→ **DATA BLOCK**:
————

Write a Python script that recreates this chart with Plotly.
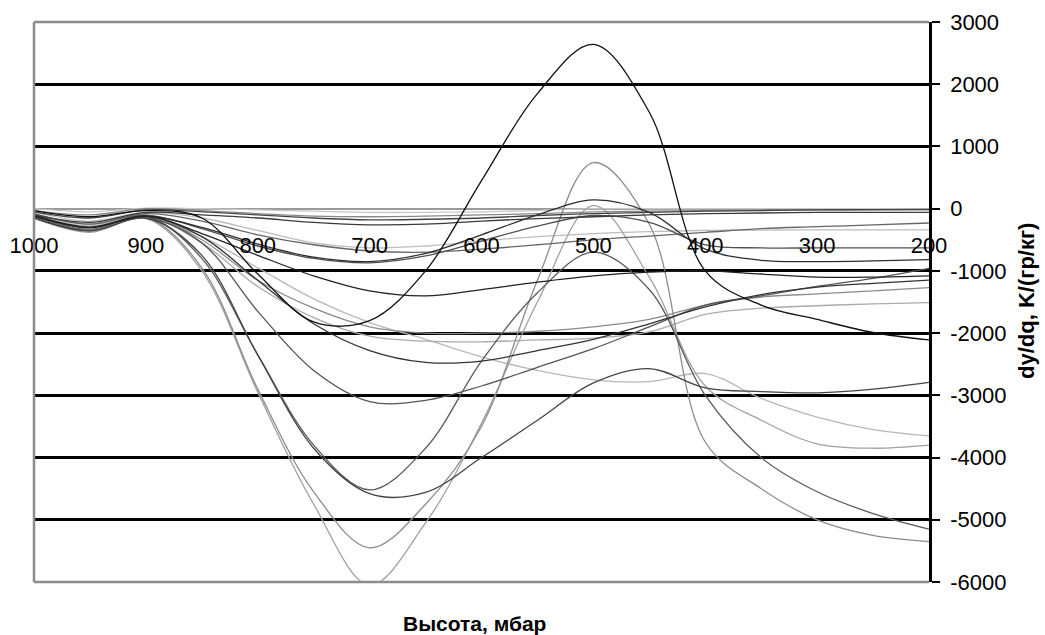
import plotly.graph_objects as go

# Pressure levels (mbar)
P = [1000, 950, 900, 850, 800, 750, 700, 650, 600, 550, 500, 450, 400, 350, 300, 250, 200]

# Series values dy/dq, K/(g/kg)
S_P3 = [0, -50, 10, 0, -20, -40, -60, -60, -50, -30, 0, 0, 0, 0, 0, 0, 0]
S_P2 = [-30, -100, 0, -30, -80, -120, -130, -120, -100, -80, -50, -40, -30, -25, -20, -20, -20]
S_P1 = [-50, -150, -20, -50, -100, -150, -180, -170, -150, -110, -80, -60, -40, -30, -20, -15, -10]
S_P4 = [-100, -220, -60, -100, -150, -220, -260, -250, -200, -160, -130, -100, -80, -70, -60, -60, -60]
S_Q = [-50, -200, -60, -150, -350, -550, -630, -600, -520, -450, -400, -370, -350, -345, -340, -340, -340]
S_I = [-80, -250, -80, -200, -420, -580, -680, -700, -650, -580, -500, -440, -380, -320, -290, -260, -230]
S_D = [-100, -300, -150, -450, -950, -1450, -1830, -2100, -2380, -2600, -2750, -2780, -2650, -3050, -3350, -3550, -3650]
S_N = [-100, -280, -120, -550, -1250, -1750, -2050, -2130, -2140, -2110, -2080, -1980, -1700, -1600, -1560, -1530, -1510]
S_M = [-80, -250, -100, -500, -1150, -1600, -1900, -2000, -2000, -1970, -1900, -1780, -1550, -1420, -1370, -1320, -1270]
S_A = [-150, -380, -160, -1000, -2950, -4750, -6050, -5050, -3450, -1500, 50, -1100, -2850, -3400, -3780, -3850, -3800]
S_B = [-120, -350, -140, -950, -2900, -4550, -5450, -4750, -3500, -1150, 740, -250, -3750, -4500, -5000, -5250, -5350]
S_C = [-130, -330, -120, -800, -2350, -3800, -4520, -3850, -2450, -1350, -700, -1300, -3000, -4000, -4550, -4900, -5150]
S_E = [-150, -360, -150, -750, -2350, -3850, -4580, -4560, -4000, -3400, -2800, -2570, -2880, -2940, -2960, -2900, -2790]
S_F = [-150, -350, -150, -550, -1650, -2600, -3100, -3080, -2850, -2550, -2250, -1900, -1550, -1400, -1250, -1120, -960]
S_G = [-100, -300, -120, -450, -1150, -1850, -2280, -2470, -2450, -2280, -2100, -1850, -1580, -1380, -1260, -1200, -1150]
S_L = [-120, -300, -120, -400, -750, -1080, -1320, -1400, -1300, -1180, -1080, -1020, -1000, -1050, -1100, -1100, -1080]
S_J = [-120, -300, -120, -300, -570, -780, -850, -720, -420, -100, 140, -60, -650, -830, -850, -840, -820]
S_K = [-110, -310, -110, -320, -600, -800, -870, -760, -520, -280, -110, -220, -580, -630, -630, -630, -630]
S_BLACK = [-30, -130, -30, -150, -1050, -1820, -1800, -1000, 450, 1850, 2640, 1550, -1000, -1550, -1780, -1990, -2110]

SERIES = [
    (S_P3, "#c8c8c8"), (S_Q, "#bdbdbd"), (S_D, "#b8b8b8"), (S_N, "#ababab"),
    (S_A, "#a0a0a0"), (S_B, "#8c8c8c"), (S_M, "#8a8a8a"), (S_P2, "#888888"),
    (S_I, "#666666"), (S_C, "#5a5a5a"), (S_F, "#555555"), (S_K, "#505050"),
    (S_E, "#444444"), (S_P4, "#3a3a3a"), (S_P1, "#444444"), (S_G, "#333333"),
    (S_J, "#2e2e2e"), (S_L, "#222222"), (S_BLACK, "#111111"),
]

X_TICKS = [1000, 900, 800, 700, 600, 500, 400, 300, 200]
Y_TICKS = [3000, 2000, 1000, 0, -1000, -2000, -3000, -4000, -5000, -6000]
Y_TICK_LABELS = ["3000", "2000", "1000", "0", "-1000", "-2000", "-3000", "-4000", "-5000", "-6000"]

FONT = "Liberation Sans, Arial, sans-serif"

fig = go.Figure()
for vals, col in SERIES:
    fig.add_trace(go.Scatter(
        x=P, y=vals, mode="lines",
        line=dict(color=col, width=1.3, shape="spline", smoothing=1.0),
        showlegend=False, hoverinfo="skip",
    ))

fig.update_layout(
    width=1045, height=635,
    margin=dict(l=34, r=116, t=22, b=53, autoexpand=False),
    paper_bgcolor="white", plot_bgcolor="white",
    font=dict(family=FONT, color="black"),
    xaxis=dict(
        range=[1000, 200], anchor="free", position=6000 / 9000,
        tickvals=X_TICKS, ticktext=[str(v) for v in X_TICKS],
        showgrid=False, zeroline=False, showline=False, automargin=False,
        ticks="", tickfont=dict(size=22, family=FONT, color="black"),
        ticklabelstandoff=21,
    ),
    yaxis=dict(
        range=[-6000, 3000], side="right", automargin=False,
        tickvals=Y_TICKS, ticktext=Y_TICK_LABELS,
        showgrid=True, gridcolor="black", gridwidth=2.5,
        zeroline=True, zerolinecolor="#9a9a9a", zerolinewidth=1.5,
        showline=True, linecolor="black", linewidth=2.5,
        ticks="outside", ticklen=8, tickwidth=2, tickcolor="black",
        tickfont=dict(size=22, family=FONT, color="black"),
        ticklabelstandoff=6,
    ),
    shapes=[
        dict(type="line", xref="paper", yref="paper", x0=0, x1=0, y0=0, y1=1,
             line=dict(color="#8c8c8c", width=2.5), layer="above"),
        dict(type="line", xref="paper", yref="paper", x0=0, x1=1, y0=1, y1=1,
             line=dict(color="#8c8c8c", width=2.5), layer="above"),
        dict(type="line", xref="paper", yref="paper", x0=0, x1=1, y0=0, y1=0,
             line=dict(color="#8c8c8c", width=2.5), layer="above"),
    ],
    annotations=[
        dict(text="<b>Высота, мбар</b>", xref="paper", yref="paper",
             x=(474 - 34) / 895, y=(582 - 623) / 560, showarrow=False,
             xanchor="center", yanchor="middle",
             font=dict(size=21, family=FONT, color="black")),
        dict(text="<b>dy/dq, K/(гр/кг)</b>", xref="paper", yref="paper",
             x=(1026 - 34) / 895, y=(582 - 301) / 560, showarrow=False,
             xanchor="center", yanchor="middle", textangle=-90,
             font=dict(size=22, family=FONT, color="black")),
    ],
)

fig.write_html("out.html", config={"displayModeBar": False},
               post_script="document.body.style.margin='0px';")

————

→ **SHORT PROBLEM**: Leave out the pictures and transcribe everything else exactly.

→ **THE SOLUTION**:
Write a Python script that recreates this chart with Plotly.
import plotly.graph_objects as go

# Pressure levels (mbar)
P = [1000, 950, 900, 850, 800, 750, 700, 650, 600, 550, 500, 450, 400, 350, 300, 250, 200]

# Series values dy/dq, K/(g/kg)
S_P3 = [0, -50, 10, 0, -20, -40, -60, -60, -50, -30, 0, 0, 0, 0, 0, 0, 0]
S_P2 = [-30, -100, 0, -30, -80, -120, -130, -120, -100, -80, -50, -40, -30, -25, -20, -20, -20]
S_P1 = [-50, -150, -20, -50, -100, -150, -180, -170, -150, -110, -80, -60, -40, -30, -20, -15, -10]
S_P4 = [-100, -220, -60, -100, -150, -220, -260, -250, -200, -160, -130, -100, -80, -70, -60, -60, -60]
S_Q = [-50, -200, -60, -150, -350, -550, -630, -600, -520, -450, -400, -370, -350, -345, -340, -340, -340]
S_I = [-80, -250, -80, -200, -420, -580, -680, -700, -650, -580, -500, -440, -380, -320, -290, -260, -230]
S_D = [-100, -300, -150, -450, -950, -1450, -1830, -2100, -2380, -2600, -2750, -2780, -2650, -3050, -3350, -3550, -3650]
S_N = [-100, -280, -120, -550, -1250, -1750, -2050, -2130, -2140, -2110, -2080, -1980, -1700, -1600, -1560, -1530, -1510]
S_M = [-80, -250, -100, -500, -1150, -1600, -1900, -2000, -2000, -1970, -1900, -1780, -1550, -1420, -1370, -1320, -1270]
S_A = [-150, -380, -160, -1000, -2950, -4750, -6050, -5050, -3450, -1500, 50, -1100, -2850, -3400, -3780, -3850, -3800]
S_B = [-120, -350, -140, -950, -2900, -4550, -5450, -4750, -3500, -1150, 740, -250, -3750, -4500, -5000, -5250, -5350]
S_C = [-130, -330, -120, -800, -2350, -3800, -4520, -3850, -2450, -1350, -700, -1300, -3000, -4000, -4550, -4900, -5150]
S_E = [-150, -360, -150, -750, -2350, -3850, -4580, -4560, -4000, -3400, -2800, -2570, -2880, -2940, -2960, -2900, -2790]
S_F = [-150, -350, -150, -550, -1650, -2600, -3100, -3080, -2850, -2550, -2250, -1900, -1550, -1400, -1250, -1120, -960]
S_G = [-100, -300, -120, -450, -1150, -1850, -2280, -2470, -2450, -2280, -2100, -1850, -1580, -1380, -1260, -1200, -1150]
S_L = [-120, -300, -120, -400, -750, -1080, -1320, -1400, -1300, -1180, -1080, -1020, -1000, -1050, -1100, -1100, -1080]
S_J = [-120, -300, -120, -300, -570, -780, -850, -720, -420, -100, 140, -60, -650, -830, -850, -840, -820]
S_K = [-110, -310, -110, -320, -600, -800, -870, -760, -520, -280, -110, -220, -580, -630, -630, -630, -630]
S_BLACK = [-30, -130, -30, -150, -1050, -1820, -1800, -1000, 450, 1850, 2640, 1550, -1000, -1550, -1780, -1990, -2110]

SERIES = [
    (S_P3, "#c8c8c8"), (S_Q, "#bdbdbd"), (S_D, "#b8b8b8"), (S_N, "#ababab"),
    (S_A, "#a0a0a0"), (S_B, "#8c8c8c"), (S_M, "#8a8a8a"), (S_P2, "#888888"),
    (S_I, "#666666"), (S_C, "#5a5a5a"), (S_F, "#555555"), (S_K, "#505050"),
    (S_E, "#444444"), (S_P4, "#3a3a3a"), (S_P1, "#444444"), (S_G, "#333333"),
    (S_J, "#2e2e2e"), (S_L, "#222222"), (S_BLACK, "#111111"),
]

X_TICKS = [1000, 900, 800, 700, 600, 500, 400, 300, 200]
Y_TICKS = [3000, 2000, 1000, 0, -1000, -2000, -3000, -4000, -5000, -6000]
Y_TICK_LABELS = ["3000", "2000", "1000", "0", "-1000", "-2000", "-3000", "-4000", "-5000", "-6000"]

FONT = "Liberation Sans, Arial, sans-serif"

fig = go.Figure()
for vals, col in SERIES:
    fig.add_trace(go.Scatter(
        x=P, y=vals, mode="lines",
        line=dict(color=col, width=1.3, shape="spline", smoothing=1.0),
        showlegend=False, hoverinfo="skip",
    ))

fig.update_layout(
    width=1045, height=635,
    margin=dict(l=34, r=116, t=22, b=53, autoexpand=False),
    paper_bgcolor="white", plot_bgcolor="white",
    font=dict(family=FONT, color="black"),
    xaxis=dict(
        range=[1000, 200], anchor="free", position=6000 / 9000,
        tickvals=X_TICKS, ticktext=[str(v) for v in X_TICKS],
        showgrid=False, zeroline=False, showline=False, automargin=False,
        ticks="", tickfont=dict(size=22, family=FONT, color="black"),
        ticklabelstandoff=21,
    ),
    yaxis=dict(
        range=[-6000, 3000], side="right", automargin=False,
        tickvals=Y_TICKS, ticktext=Y_TICK_LABELS,
        showgrid=True, gridcolor="black", gridwidth=2.5,
        zeroline=True, zerolinecolor="#9a9a9a", zerolinewidth=1.5,
        showline=True, linecolor="black", linewidth=2.5,
        ticks="outside", ticklen=8, tickwidth=2, tickcolor="black",
        tickfont=dict(size=22, family=FONT, color="black"),
        ticklabelstandoff=6,
    ),
    shapes=[
        dict(type="line", xref="paper", yref="paper", x0=0, x1=0, y0=0, y1=1,
             line=dict(color="#8c8c8c", width=2.5), layer="above"),
        dict(type="line", xref="paper", yref="paper", x0=0, x1=1, y0=1, y1=1,
             line=dict(color="#8c8c8c", width=2.5), layer="above"),
        dict(type="line", xref="paper", yref="paper", x0=0, x1=1, y0=0, y1=0,
             line=dict(color="#8c8c8c", width=2.5), layer="above"),
    ],
    annotations=[
        dict(text="<b>Высота, мбар</b>", xref="paper", yref="paper",
             x=(474 - 34) / 895, y=(582 - 623) / 560, showarrow=False,
             xanchor="center", yanchor="middle",
             font=dict(size=21, family=FONT, color="black")),
        dict(text="<b>dy/dq, K/(гр/кг)</b>", xref="paper", yref="paper",
             x=(1026 - 34) / 895, y=(582 - 301) / 560, showarrow=False,
             xanchor="center", yanchor="middle", textangle=-90,
             font=dict(size=22, family=FONT, color="black")),
    ],
)

fig.write_html("out.html", config={"displayModeBar": False},
               post_script="document.body.style.margin='0px';")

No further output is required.